In 1993, after 14 years, the NFL reduced its annual college draft to eight rounds. That left many talented players who were not selected, free to tryout with any team. Vaughn Hebron was one of those players. But why did the Virginia Tech running back sign with the Eagles?
"They were the first team that called," said Hebron. "You go through all that waiting and at that point you just want to get in someone's camp. My agent was thinking from a different vantage point. He said, 'Let's address what team's needs are. Where are they at the running back position?' Because there were several teams that called. I was like, 'The Eagles called first, let's go!'
"When you look back on it, if you chose the way you were supposed to choose the team at that point, the Eagles wouldn't have been the team. Herschel Walker just finished his first season (in Philadelphia) and had over 1,000 yards. And he wasn't even the offensive player of the year for the Eagles that year! It was Heath Sherman. You had James Joseph, who was a utility back and did it all. And they drafted Siran Stacy the year before in the second round, and Tony Brooks in the fourth round, so this was not the place to go. But I said, 'You know what? If it's meant for me to be in the pros, it will happen."
It didn't take long for Hebron to convince himself that it was meant to happen.
"Now that I look back and knowing the game the way I do and the business aspect, this is something that I never should have said or thought, but I really, truly, after mini-camp, knew I could play at that level," Hebron said. "It comes down to somebody giving you an opportunity. Sometimes you just don't get an opportunity through the numbers game as far as how many players are there, what they're able to do ahead of you, different motivations; there are a lot of things that go into it.
"So for me after one three-day mini-camp thinking that I should be on this team is crazy. But I literally thought that. The minute I was able to run around the guys and see what they could do, I thought, 'If they give me a shot I can make this team.'"
Whether the Eagles were going to give him a shot or if he was just going to take it himself, Hebron's mindset during training camp was to be noticed.
"I wanted to make a play, at least a 'Wow!' play, every practice," he said. "I mean, yes, you want to do a great play every play, but you want to at least make a 'Wow!' play every time you went on the field. Every day, every practice, every session, I wanted the coach to say my name.
"Most people don't try to bring it every day. So that was my approach because I knew my number one competition was Siran Stacy. Obviously he had a huge head start on me just from a business standpoint; they had so much invested in him being a second-round draft pick, I knew they wanted him to play. So my attitude was every day try to bring it.
"Every day I wanted them to talk about me and not Siran. Siran was the type of guy that when he made a play, he would coast. He figured, 'OK, that's going to hold me for awhile.' Where my attitude was if I made one play, I wanted to make two.
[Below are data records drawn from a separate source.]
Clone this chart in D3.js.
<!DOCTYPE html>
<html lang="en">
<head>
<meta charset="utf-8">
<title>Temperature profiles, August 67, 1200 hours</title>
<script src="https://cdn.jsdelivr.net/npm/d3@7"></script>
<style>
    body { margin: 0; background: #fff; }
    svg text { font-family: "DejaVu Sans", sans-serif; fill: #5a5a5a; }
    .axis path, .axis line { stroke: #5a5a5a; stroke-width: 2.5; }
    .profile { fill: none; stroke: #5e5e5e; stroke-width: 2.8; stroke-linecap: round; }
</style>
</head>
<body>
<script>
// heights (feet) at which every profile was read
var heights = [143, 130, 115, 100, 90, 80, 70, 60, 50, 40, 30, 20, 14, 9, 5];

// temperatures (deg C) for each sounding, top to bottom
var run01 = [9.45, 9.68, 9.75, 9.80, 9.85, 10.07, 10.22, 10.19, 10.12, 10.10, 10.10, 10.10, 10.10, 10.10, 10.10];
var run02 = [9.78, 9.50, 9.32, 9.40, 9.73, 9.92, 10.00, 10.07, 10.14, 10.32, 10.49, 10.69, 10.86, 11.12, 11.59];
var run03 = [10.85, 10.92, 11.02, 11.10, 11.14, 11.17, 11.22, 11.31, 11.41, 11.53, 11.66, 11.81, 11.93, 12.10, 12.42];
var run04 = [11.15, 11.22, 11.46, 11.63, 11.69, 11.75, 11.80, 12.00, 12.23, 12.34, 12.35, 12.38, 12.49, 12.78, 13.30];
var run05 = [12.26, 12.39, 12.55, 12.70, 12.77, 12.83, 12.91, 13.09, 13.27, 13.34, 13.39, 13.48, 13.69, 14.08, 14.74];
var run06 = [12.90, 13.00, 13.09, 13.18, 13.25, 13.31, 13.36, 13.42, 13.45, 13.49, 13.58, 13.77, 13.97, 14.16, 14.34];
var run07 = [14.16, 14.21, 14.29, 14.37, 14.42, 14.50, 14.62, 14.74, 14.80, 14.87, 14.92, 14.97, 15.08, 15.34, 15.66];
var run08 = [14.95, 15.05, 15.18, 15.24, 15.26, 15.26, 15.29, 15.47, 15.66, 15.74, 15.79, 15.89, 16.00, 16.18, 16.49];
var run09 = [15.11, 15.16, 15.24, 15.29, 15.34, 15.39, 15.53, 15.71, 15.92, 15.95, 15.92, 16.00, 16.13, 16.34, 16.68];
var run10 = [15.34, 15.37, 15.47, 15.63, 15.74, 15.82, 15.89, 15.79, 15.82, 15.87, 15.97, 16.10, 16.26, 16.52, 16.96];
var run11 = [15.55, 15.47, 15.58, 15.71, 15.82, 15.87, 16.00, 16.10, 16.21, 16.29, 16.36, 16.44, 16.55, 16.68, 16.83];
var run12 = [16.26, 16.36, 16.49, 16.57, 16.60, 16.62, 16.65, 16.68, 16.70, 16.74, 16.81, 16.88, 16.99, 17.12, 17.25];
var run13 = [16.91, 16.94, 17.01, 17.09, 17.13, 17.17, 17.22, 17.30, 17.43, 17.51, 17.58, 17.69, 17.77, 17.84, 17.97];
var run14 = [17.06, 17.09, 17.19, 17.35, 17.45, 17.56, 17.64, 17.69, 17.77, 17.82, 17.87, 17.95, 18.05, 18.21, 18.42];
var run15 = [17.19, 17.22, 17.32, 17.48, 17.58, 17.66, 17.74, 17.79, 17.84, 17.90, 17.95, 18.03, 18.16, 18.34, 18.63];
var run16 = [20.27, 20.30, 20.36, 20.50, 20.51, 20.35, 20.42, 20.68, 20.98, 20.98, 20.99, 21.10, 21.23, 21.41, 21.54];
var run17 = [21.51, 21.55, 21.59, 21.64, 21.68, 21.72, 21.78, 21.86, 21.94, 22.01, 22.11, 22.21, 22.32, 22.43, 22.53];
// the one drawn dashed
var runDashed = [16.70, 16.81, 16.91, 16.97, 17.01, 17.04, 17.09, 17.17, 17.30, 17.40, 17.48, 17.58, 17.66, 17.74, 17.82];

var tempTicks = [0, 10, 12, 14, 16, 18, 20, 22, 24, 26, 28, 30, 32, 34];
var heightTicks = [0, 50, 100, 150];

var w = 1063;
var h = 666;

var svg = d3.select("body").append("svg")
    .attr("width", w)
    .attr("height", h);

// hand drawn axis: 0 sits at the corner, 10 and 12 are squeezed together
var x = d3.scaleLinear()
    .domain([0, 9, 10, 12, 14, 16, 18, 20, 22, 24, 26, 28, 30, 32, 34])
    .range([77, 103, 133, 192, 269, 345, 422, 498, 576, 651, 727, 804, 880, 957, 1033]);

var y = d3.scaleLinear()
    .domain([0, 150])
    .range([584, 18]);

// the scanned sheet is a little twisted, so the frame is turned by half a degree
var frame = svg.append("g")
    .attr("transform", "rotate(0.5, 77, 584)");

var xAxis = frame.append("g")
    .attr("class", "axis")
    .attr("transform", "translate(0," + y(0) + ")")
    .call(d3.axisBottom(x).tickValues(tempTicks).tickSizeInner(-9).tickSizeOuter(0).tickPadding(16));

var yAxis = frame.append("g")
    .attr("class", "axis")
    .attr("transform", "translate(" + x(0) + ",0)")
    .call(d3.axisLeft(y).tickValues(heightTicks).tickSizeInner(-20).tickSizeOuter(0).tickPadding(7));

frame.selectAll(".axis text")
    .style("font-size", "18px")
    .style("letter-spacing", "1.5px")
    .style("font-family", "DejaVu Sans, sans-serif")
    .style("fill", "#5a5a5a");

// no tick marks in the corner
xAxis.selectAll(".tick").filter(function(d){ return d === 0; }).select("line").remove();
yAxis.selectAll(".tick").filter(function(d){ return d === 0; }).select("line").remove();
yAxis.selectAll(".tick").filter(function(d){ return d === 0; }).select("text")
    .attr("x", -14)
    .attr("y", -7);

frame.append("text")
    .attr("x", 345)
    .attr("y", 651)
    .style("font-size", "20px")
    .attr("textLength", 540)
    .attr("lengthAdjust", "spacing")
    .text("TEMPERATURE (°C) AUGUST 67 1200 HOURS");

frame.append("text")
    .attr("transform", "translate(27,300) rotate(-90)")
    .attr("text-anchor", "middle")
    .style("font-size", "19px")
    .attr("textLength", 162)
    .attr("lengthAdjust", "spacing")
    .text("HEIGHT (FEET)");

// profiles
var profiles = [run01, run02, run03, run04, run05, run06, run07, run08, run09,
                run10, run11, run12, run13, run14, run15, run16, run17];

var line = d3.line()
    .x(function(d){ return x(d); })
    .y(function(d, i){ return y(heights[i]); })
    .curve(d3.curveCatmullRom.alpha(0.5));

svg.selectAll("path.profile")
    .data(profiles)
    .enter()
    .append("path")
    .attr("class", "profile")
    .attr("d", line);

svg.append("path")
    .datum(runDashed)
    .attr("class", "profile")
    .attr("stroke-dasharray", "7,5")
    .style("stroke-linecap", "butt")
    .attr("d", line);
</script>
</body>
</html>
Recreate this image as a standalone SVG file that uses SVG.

If I made two, I wanted to make three. And so on."
Hebron was Philadelphia's third-leading rusher in 1993 and '94; totaling 622 yards and five touchdowns. He also co-led the team in kickoff returns during his second season. His third season, however, was spent on Injured Reserve after tearing the ACL in his right knee in training camp.
After moving on to Denver where he helped earn two Super Bowl championships, Hebron concluded his six-year NFL career in 1999.
He then returned to the Philadelphia area, where seven years ago he founded VMS Movement Specialists in Newtown. "I remember after my ACL, I became consumed in injury prevention. So even though I worked hard, I realized in doing so and starting to study about injury prevention, that I worked hard but I didn't work as smart as I needed to. So working on flexibility, my core strength, and things of that nature not only prolonged my career, but also made me improve my total fitness."
VMS offers performance enhancement training which includes indoor cycling, yoga, weight management programs, physical therapy, chiropractic care, pilates, and massage.
"It's a fitness center, but actually it's more or less a personal training studio," said Hebron. "I do one-on-one clients and I do groups and I've truly created a family, if you will. I have upwards around 300 clients. A lot of people ask me, 'Do you miss the game?' I obviously miss Sundays. But for the most part, you miss the locker room in general, the relationships that you create and the camaraderie. I wanted to create my own locker room. And that's the relationships I have with my clients and the relationships we have with each other."
During the football season, Hebron also works as a television football analyst for Comcast SportsNet Philadelphia. Sundays, he is on the Eagles Pregame Live and Eagles Postgame Live shows. And on Monday evenings, he can be seen on the 30-minute highlights show, Eagles Extra.
He and his wife, Kim, have five children: Vaughn, 19; Saloni, 11; Savion and Savaughn, 9; and Sanaa, 5.